Googleの新型ミドルレンジスマートフォン「Pixel 9a」が、耐久性テストでは良好な結果を見せたにもかかわらず、著名な分解系YouTuber・JerryRigEverythingことザック・ネルソン氏から「購入非推奨」との厳しい評価を受けました。理由は、バッテリーの交換が極めて困難な設計にあるようです。
耐久性テストには合格、しかし問題は内部に

Pixel 9aは、価格を抑えたモデルとして注目されており、背面にはプラスチック素材、ディスプレイにはGorilla Glass 3を採用するなど、コストカットが図られています。しかし、ネルソン氏の厳しい耐久テストを問題なくクリアし、外装の強度やスクリーンの耐傷性などは好印象を与えていました。
ところが、テスト後に行われた分解調査で、評価は一変します。
古い接着方式でバッテリーがほぼ取り外せない?
Pixel 9aに対してネルソン氏が特に問題視したのが、バッテリーの取り外し構造です。多くの最新スマートフォンでは、バッテリー下にプルタブ(引き抜き用テープ)が仕込まれており、簡単かつ安全に交換できるよう工夫されています。AppleのiPhoneもこの構造を採用しています。

しかし、Pixel 9aの場合、プルタブは一応存在するものの、接着力が強すぎてまったく役に立たず、最終的にはこじ開けるようにして取り出すしかなかったとのこと。アルコール溶液を使っても接着剤はほとんど緩まず、無理に力を加える危険な作業を強いられるという結果になりました。
ネルソン氏は「ギターワイヤーやピアノ線のような工具を使えば、やや安全に剥がせるかもしれないが、本来はメーカー側がもっと交換しやすい設計にすべきだ」と苦言を呈しています。

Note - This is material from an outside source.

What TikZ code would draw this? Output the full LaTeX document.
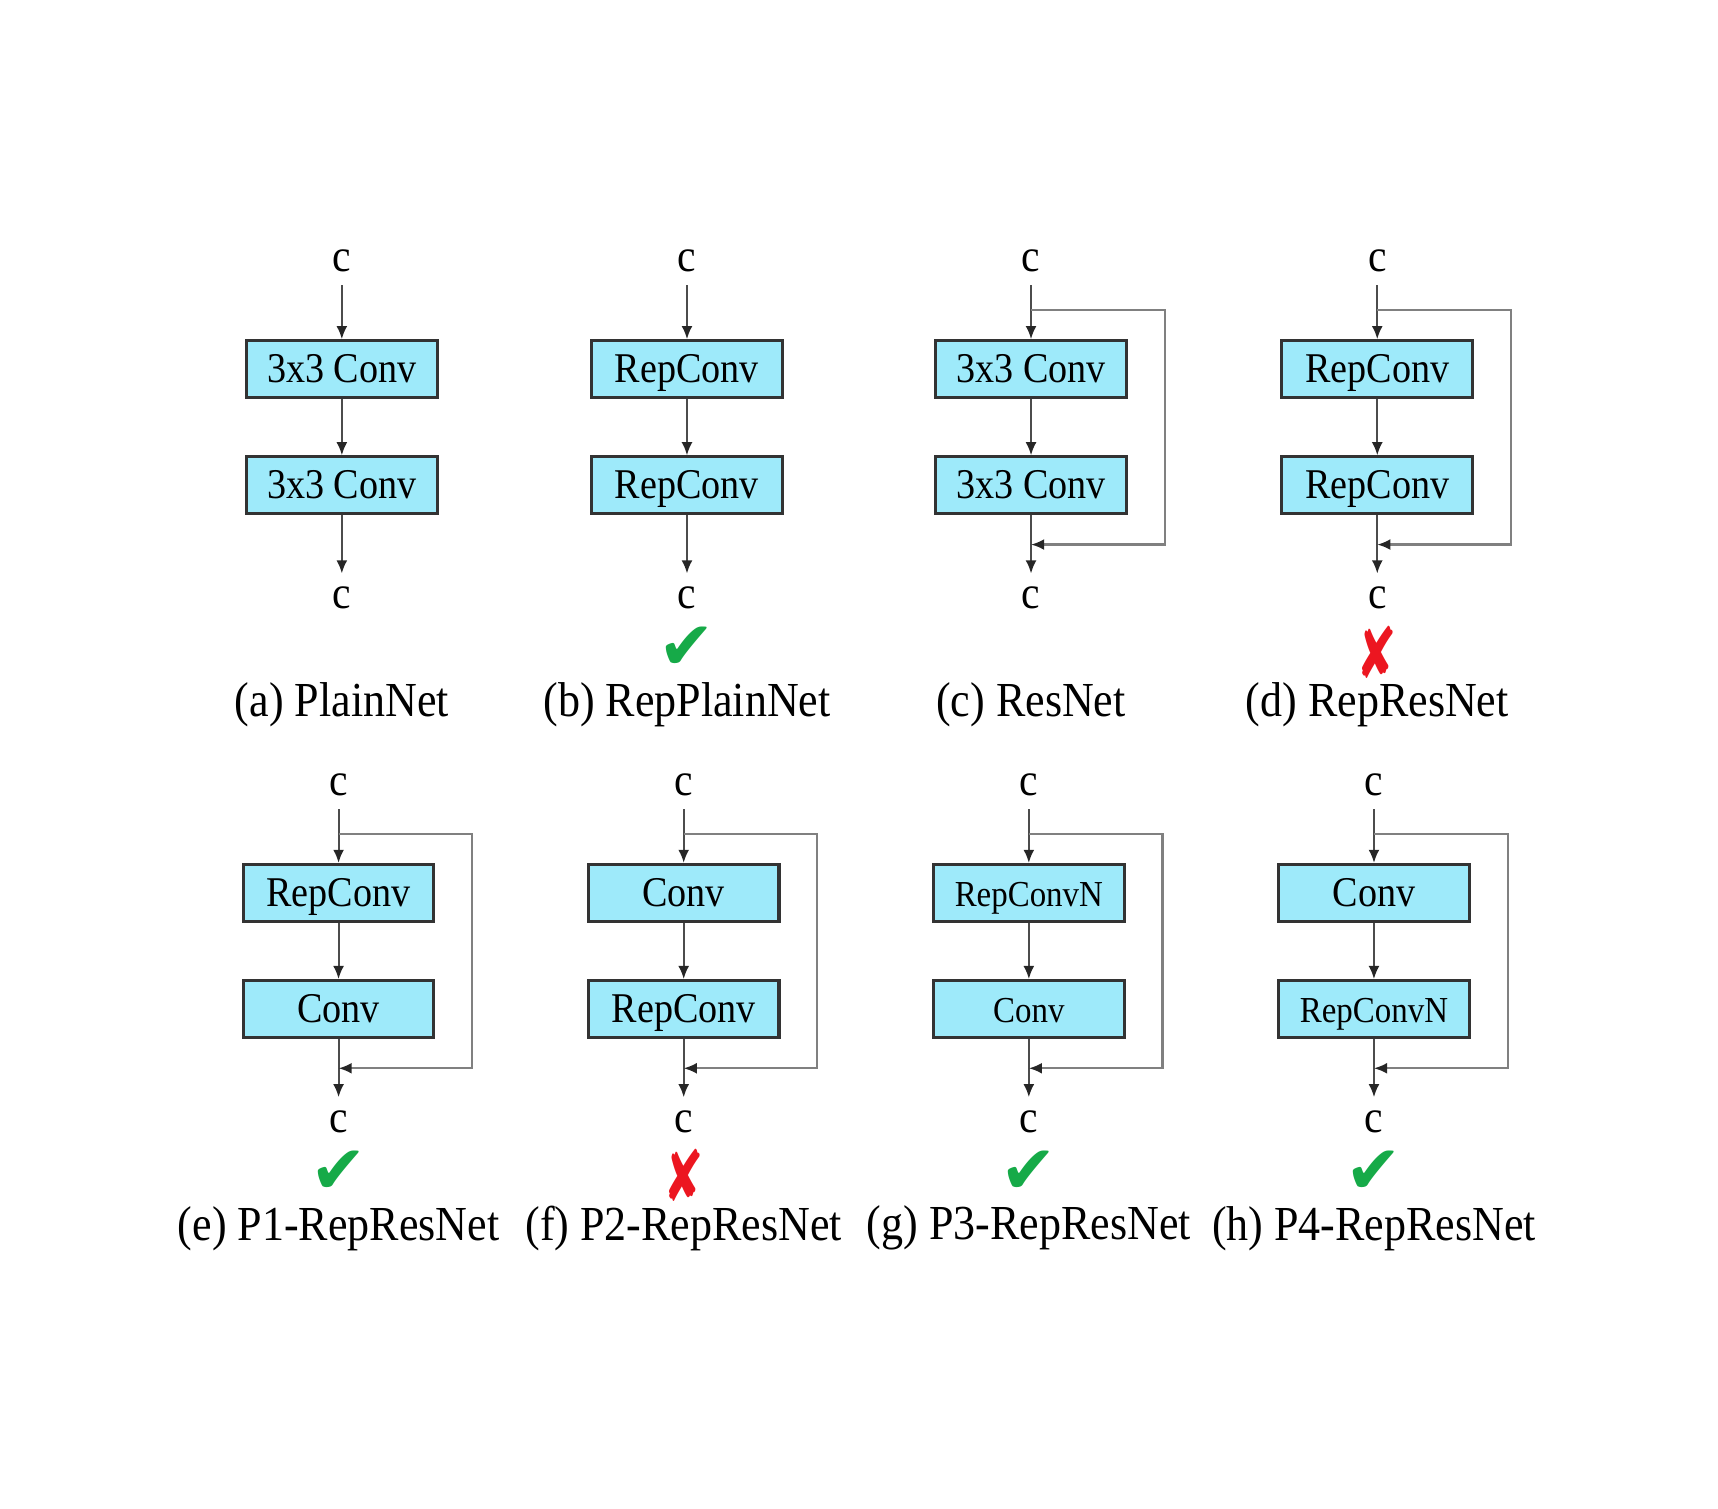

iFixitとの提携とは矛盾する「反修理」的アプローチ
さらに疑問を呼ぶのは、Googleが修理サポートでiFixitと提携しているにもかかわらず、Pixel 9aでは明らかにそれに逆行するような設計を採用している点です。iFixitは「修理する権利(Right to Repair)」を強く支持する団体であり、交換のしやすさはその理念の中心にあります。
Pixel 9aのバッテリー構造は、まるでユーザーによるDIY修理をわざと阻もうとしているかのような印象すら受けます。外観や価格面では魅力的に見える本機ですが、バッテリーの寿命や故障リスクを考えると、長期的な運用には不安が残ると言えるでしょう。
Pixel 9aは確かに手頃な価格でGoogleのスマートフォン体験を提供する製品ですが、製品寿命やメンテナンス性といった観点では、ユーザーに優しいとは言い難い面も見えてきました。特にバッテリーの交換性はスマートフォンの長期使用において非常に重要な要素です。今後のモデルでの改善に期待したいところです。